## Begin Supplied data
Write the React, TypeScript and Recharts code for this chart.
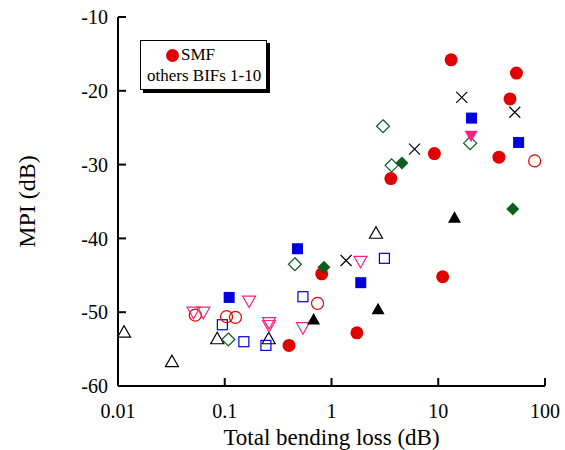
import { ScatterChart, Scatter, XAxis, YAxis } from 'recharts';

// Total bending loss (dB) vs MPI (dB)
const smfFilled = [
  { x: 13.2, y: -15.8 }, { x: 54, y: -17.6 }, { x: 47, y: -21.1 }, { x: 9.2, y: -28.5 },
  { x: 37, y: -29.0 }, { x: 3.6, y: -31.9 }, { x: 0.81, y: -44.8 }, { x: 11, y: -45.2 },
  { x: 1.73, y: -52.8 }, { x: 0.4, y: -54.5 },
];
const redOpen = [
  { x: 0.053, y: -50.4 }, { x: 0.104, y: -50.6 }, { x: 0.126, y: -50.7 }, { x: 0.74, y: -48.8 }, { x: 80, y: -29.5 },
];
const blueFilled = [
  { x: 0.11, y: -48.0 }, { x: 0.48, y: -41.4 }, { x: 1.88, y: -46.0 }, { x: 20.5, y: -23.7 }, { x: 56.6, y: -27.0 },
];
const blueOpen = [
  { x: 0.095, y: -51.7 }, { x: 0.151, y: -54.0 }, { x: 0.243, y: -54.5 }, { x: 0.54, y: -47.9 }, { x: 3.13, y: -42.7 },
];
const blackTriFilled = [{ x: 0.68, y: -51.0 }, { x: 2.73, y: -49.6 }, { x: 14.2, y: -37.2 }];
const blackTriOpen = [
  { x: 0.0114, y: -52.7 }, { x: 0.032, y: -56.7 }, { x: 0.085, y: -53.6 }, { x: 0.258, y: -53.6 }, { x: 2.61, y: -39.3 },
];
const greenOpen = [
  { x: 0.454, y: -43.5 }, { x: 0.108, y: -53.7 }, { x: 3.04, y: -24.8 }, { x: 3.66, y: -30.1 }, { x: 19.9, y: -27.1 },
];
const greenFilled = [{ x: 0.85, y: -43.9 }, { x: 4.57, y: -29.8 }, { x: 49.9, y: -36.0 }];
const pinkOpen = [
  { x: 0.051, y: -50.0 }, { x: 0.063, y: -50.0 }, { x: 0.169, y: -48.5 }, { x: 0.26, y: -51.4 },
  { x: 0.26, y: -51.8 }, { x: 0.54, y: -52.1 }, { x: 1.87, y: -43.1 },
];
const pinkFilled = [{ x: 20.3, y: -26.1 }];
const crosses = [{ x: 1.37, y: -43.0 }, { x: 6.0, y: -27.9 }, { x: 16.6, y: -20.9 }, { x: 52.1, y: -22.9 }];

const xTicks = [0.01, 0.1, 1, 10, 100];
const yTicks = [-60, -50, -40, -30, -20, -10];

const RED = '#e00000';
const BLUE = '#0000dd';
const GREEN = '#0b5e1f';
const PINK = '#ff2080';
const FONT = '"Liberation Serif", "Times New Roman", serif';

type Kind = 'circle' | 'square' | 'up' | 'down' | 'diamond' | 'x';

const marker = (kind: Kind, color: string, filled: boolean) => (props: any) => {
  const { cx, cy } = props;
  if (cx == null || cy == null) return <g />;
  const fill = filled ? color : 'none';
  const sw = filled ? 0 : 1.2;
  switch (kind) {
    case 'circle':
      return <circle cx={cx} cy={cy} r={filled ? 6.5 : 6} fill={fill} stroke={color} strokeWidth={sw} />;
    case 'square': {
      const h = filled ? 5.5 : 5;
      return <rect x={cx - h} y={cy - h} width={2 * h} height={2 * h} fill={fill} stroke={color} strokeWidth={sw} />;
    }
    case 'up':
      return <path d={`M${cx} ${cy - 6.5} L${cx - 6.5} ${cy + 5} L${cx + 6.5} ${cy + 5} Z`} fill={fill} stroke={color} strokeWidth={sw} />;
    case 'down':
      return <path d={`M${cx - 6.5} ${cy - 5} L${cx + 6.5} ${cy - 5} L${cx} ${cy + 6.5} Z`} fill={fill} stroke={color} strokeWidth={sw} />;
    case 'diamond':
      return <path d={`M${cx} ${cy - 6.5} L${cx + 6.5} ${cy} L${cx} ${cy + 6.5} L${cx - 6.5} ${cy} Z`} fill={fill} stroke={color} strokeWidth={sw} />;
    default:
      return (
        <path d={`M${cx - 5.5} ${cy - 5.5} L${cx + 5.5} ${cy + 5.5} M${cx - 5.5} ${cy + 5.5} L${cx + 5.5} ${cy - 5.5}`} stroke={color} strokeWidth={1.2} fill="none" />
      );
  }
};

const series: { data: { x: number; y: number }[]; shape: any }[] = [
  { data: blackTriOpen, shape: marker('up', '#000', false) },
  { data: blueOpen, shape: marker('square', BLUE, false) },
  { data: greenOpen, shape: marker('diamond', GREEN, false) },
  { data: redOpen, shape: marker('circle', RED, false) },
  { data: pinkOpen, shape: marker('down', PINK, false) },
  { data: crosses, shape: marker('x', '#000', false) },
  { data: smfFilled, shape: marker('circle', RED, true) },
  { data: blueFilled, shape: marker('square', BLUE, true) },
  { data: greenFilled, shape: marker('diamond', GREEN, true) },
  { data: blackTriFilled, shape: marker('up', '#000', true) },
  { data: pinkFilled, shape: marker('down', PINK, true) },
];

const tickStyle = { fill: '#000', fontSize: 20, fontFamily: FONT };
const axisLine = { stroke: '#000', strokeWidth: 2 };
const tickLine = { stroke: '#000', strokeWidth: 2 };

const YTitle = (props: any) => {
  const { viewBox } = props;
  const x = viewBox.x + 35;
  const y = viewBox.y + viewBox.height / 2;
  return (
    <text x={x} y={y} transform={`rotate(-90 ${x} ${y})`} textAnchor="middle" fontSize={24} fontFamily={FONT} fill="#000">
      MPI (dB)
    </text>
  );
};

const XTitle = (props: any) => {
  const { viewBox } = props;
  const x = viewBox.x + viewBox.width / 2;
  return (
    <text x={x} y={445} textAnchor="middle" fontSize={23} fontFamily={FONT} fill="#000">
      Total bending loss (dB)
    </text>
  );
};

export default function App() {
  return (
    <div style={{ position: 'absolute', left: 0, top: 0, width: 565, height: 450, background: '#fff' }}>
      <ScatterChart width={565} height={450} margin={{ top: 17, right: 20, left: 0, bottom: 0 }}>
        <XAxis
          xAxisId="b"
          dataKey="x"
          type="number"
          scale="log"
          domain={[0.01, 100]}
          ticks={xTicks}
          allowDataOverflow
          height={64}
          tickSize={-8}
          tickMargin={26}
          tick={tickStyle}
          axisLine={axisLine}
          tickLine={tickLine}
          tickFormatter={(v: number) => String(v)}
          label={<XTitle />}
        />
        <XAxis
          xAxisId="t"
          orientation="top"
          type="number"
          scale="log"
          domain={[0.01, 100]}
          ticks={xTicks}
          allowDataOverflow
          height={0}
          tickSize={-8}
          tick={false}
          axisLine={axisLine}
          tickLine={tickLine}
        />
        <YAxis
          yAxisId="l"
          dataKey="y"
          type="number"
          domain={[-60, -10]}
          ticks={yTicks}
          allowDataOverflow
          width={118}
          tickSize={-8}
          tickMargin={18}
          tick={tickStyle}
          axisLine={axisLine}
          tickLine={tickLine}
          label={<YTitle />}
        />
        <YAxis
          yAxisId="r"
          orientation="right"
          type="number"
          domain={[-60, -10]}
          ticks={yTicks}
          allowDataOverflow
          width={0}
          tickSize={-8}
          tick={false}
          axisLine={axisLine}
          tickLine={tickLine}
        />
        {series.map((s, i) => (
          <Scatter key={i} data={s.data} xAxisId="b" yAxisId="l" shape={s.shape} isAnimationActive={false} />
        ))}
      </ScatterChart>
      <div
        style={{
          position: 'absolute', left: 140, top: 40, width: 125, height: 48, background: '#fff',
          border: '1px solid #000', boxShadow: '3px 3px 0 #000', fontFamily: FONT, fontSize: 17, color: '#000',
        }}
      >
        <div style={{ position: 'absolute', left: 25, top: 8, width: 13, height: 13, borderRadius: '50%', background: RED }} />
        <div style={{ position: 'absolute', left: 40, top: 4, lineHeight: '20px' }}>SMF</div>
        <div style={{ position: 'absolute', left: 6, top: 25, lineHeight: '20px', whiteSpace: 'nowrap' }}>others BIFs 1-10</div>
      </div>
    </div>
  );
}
## End Supplied data
- **Exercise**:
Copy nothing but the lines from the top of the material through the line holding "Scatter, XAxis, YAxis", exactly as written; omit pictures.

- **Answer for this exercise**:
Write the React, TypeScript and Recharts code for this chart.
import { ScatterChart, Scatter, XAxis, YAxis } from 'recharts';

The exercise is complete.